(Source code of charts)
>>>
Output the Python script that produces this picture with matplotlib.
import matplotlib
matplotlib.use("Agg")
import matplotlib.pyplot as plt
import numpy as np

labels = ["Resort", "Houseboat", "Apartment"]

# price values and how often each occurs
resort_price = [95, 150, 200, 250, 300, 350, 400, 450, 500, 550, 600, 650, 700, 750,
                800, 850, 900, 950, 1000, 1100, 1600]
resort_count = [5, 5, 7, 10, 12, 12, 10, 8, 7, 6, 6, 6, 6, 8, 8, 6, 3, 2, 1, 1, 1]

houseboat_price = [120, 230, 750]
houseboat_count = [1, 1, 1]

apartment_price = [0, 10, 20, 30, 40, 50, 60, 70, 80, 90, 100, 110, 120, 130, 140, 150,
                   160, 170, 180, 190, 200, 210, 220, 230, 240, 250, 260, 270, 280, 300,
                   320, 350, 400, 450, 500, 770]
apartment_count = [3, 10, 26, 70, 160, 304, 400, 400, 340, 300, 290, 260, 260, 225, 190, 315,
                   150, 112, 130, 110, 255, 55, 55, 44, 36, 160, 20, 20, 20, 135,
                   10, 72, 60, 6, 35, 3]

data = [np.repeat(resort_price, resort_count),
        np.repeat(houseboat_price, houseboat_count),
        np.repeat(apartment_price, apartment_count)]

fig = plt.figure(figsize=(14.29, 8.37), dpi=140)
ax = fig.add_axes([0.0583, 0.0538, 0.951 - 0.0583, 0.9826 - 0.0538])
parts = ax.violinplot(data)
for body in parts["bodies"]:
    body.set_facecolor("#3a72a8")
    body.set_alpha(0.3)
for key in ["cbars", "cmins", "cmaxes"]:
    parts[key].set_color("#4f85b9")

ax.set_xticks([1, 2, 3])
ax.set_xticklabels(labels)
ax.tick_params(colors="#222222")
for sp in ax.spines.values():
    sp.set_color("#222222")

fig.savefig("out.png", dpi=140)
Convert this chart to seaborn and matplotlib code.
<<<
Produce the lines from the top of the listing through the "10, 72, 60, 6, 35, 3]" line exactly as they appear, with no additional output.

*Final answer*.
Output the Python script that produces this picture with matplotlib.
import matplotlib
matplotlib.use("Agg")
import matplotlib.pyplot as plt
import numpy as np

labels = ["Resort", "Houseboat", "Apartment"]

# price values and how often each occurs
resort_price = [95, 150, 200, 250, 300, 350, 400, 450, 500, 550, 600, 650, 700, 750,
                800, 850, 900, 950, 1000, 1100, 1600]
resort_count = [5, 5, 7, 10, 12, 12, 10, 8, 7, 6, 6, 6, 6, 8, 8, 6, 3, 2, 1, 1, 1]

houseboat_price = [120, 230, 750]
houseboat_count = [1, 1, 1]

apartment_price = [0, 10, 20, 30, 40, 50, 60, 70, 80, 90, 100, 110, 120, 130, 140, 150,
                   160, 170, 180, 190, 200, 210, 220, 230, 240, 250, 260, 270, 280, 300,
                   320, 350, 400, 450, 500, 770]
apartment_count = [3, 10, 26, 70, 160, 304, 400, 400, 340, 300, 290, 260, 260, 225, 190, 315,
                   150, 112, 130, 110, 255, 55, 55, 44, 36, 160, 20, 20, 20, 135,
                   10, 72, 60, 6, 35, 3]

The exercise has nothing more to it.